WHAT YOU HAVE TO DO: Beginning with the first line, set down every line through the one containing "axis_max = [179, 193]", exactly as it appears, but not the pictures.
>> START GIVEN MATERIAL
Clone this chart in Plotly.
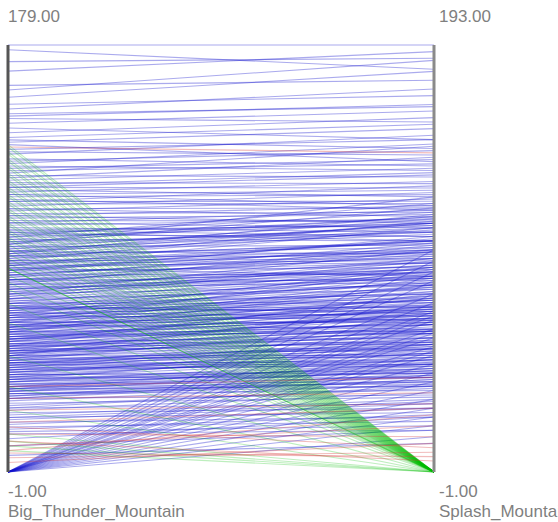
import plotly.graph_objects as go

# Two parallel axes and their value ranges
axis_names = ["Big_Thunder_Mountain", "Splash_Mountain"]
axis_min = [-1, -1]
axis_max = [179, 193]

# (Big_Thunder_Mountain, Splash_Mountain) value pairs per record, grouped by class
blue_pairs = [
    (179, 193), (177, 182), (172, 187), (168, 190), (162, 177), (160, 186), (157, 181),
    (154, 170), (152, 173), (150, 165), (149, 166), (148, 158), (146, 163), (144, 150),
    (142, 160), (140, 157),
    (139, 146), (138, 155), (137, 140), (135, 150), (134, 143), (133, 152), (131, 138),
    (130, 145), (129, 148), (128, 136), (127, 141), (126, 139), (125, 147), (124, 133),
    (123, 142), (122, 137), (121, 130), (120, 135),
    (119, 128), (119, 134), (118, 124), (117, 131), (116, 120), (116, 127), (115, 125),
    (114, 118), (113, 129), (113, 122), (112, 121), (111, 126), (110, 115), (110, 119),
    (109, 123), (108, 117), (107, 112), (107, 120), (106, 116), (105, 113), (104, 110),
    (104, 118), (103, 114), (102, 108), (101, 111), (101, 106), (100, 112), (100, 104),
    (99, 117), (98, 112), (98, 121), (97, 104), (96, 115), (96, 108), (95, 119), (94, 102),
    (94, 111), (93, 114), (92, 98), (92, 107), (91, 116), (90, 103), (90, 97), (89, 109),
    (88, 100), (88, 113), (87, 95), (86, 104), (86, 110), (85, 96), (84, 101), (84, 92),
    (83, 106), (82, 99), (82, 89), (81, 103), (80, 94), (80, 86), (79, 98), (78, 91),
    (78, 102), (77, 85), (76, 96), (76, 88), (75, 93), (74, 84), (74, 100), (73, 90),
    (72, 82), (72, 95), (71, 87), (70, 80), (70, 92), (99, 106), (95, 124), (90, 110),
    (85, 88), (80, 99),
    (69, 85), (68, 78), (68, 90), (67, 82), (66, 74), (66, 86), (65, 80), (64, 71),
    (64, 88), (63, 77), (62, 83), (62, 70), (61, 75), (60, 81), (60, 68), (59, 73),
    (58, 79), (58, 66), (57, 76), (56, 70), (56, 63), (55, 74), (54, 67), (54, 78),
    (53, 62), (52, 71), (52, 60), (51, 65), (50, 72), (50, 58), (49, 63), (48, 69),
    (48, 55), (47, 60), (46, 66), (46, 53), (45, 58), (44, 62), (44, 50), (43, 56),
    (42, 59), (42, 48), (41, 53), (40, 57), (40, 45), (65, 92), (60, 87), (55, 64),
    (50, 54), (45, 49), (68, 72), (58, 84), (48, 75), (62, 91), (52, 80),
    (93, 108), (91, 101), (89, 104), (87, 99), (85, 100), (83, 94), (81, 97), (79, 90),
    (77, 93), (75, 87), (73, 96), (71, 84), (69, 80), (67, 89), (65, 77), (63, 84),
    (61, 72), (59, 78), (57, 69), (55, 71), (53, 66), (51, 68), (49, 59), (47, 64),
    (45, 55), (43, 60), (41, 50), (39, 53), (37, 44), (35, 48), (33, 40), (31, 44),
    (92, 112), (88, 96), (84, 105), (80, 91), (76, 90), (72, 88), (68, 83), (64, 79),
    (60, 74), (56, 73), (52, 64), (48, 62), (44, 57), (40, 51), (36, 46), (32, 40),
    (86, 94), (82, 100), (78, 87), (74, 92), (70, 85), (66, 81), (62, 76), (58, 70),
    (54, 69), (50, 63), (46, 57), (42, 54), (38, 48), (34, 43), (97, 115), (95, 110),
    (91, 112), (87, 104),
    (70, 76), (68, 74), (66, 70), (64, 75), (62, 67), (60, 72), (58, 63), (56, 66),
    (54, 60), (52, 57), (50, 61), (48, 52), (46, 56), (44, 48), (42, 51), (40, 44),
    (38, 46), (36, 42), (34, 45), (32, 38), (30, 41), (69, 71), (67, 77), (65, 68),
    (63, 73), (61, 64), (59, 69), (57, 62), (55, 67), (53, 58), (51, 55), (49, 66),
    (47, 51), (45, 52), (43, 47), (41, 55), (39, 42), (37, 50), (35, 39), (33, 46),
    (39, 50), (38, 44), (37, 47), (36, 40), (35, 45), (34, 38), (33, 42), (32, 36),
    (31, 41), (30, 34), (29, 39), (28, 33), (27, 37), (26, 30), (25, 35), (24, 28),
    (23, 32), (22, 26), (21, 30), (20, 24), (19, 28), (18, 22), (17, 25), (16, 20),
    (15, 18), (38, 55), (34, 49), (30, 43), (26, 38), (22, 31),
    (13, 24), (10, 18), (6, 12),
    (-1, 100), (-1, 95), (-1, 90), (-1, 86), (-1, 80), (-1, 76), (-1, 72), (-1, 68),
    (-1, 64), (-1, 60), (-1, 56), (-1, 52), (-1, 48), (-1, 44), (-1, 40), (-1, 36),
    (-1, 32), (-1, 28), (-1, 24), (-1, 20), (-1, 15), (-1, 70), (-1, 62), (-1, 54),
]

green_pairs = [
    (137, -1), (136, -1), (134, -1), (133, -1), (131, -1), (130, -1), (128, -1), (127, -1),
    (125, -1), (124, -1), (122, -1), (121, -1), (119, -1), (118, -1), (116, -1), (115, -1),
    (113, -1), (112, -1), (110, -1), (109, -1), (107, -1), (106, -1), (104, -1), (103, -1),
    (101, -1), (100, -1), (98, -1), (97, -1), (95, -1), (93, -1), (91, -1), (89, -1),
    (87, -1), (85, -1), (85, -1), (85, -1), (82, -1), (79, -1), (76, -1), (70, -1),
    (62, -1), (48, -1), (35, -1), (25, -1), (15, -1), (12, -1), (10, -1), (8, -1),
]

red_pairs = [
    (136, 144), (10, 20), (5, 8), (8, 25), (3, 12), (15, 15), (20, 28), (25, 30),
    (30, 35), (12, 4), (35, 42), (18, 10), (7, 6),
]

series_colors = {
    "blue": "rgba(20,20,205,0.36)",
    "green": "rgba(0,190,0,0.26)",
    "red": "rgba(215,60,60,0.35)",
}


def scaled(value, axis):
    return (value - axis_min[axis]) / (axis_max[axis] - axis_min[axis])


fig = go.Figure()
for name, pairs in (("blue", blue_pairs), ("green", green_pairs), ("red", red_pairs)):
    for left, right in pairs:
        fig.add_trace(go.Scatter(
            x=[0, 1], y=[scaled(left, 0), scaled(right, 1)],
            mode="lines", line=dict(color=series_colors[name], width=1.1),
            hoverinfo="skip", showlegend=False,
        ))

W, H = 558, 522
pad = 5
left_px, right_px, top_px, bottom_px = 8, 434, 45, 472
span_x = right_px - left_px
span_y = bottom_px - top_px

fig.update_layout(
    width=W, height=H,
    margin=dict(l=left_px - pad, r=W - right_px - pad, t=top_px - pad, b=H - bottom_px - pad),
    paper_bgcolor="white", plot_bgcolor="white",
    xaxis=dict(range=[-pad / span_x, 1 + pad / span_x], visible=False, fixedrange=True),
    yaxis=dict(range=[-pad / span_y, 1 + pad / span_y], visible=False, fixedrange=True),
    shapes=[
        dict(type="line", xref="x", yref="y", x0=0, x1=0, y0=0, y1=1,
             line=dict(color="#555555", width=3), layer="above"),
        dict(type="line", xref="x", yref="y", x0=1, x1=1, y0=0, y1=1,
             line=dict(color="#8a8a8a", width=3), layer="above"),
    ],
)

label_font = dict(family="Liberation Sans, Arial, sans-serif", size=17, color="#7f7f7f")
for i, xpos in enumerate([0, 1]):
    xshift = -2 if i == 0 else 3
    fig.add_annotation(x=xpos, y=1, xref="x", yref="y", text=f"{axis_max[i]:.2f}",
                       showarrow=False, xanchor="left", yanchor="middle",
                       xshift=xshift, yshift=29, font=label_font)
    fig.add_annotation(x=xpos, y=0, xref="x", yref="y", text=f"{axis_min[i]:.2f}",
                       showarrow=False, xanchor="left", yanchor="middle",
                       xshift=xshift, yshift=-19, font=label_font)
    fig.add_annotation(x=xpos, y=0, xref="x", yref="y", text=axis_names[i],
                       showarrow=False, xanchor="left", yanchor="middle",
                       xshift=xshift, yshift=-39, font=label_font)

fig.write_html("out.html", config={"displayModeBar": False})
>> END GIVEN MATERIAL
SOLUTION TO THIS TASK:
Clone this chart in Plotly.
import plotly.graph_objects as go

# Two parallel axes and their value ranges
axis_names = ["Big_Thunder_Mountain", "Splash_Mountain"]
axis_min = [-1, -1]
axis_max = [179, 193]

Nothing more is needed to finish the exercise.